■ GIVEN REQUEST ■
Copy all of the material word for word, except for the pictures.

□ □ □ □ □ □ □

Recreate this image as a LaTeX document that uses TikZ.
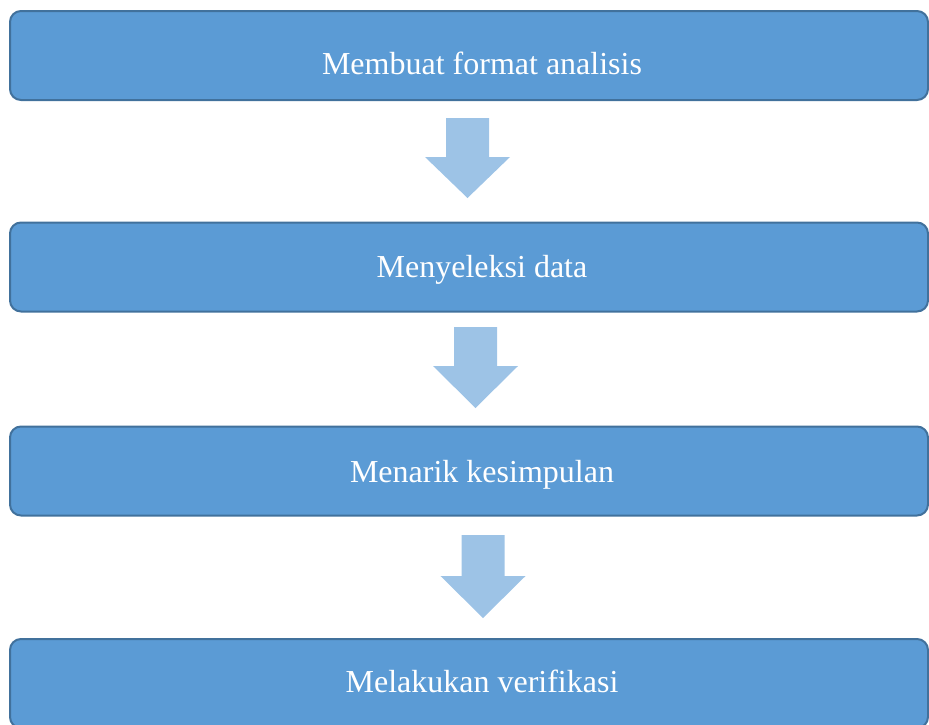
\documentclass[tikz,border=0pt]{standalone}
\usepackage{fontspec}
\setmainfont{Liberation Serif}
\usetikzlibrary{positioning}
\definecolor{boxfill}{HTML}{5B9BD5}
\definecolor{boxline}{HTML}{41719C}
\definecolor{arrowfill}{HTML}{9DC3E6}
\tikzset{
  stepbox/.style={draw=boxline, line width=2pt, fill=boxfill, rounded corners=11pt,
    minimum width=918pt, minimum height=89pt, inner sep=0pt},
  steptext/.style={text=white, font=\fontsize{32}{38}\selectfont, inner sep=0pt, anchor=base},
  flowarrow/.style={fill=arrowfill}
}
% block arrow: centre x, top of shaft, start of head, tip
\newcommand\downblock[4]{%
  \fill[flowarrow] (#1-21.5,#2) -- (#1+21.5,#2) -- (#1+21.5,#3) -- (#1+42.5,#3)
    -- (#1,#4) -- (#1-42.5,#3) -- (#1-21.5,#3) -- cycle;}
\begin{document}
\begin{tikzpicture}[x=1pt,y=-1pt]
      \clip (0,0) rectangle (929,724);
      \node[stepbox] (format) at (469,55.5) {};
      \node[stepbox] (seleksi) at (469,267) {};
      \node[stepbox] (simpulan) at (469,471) {};
      \node[stepbox] (verifikasi) at (469,683.5) {};
      \node[steptext] (t1) at (482,74) {Membuat format analisis};
      \node[steptext] (t2) at (482,277.5) {Menyeleksi data};
      \node[steptext] (t3) at (482,482.5) {Menarik kesimpulan};
      \node[steptext] (t4) at (482,692.5) {Melakukan verifikasi};
      \downblock{467.5}{118}{157}{198}
      \downblock{475.5}{327}{366}{408}
      \downblock{483}{535}{576}{618}
    \end{tikzpicture}
\end{document}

□ □ □ □ □ □ □

■ EXERCISE OUTPUT ■
Recreate this image as a LaTeX document that uses TikZ.
\documentclass[tikz,border=0pt]{standalone}
\usepackage{fontspec}
\setmainfont{Liberation Serif}
\usetikzlibrary{positioning}
\definecolor{boxfill}{HTML}{5B9BD5}
\definecolor{boxline}{HTML}{41719C}
\definecolor{arrowfill}{HTML}{9DC3E6}
\tikzset{
  stepbox/.style={draw=boxline, line width=2pt, fill=boxfill, rounded corners=11pt,
    minimum width=918pt, minimum height=89pt, inner sep=0pt},
  steptext/.style={text=white, font=\fontsize{32}{38}\selectfont, inner sep=0pt, anchor=base},
  flowarrow/.style={fill=arrowfill}
}
% block arrow: centre x, top of shaft, start of head, tip
\newcommand\downblock[4]{%
  \fill[flowarrow] (#1-21.5,#2) -- (#1+21.5,#2) -- (#1+21.5,#3) -- (#1+42.5,#3)
    -- (#1,#4) -- (#1-42.5,#3) -- (#1-21.5,#3) -- cycle;}
\begin{document}
\begin{tikzpicture}[x=1pt,y=-1pt]
      \clip (0,0) rectangle (929,724);
      \node[stepbox] (format) at (469,55.5) {};
      \node[stepbox] (seleksi) at (469,267) {};
      \node[stepbox] (simpulan) at (469,471) {};
      \node[stepbox] (verifikasi) at (469,683.5) {};
      \node[steptext] (t1) at (482,74) {Membuat format analisis};
      \node[steptext] (t2) at (482,277.5) {Menyeleksi data};
      \node[steptext] (t3) at (482,482.5) {Menarik kesimpulan};
      \node[steptext] (t4) at (482,692.5) {Melakukan verifikasi};
      \downblock{467.5}{118}{157}{198}
      \downblock{475.5}{327}{366}{408}
      \downblock{483}{535}{576}{618}
    \end{tikzpicture}
\end{document}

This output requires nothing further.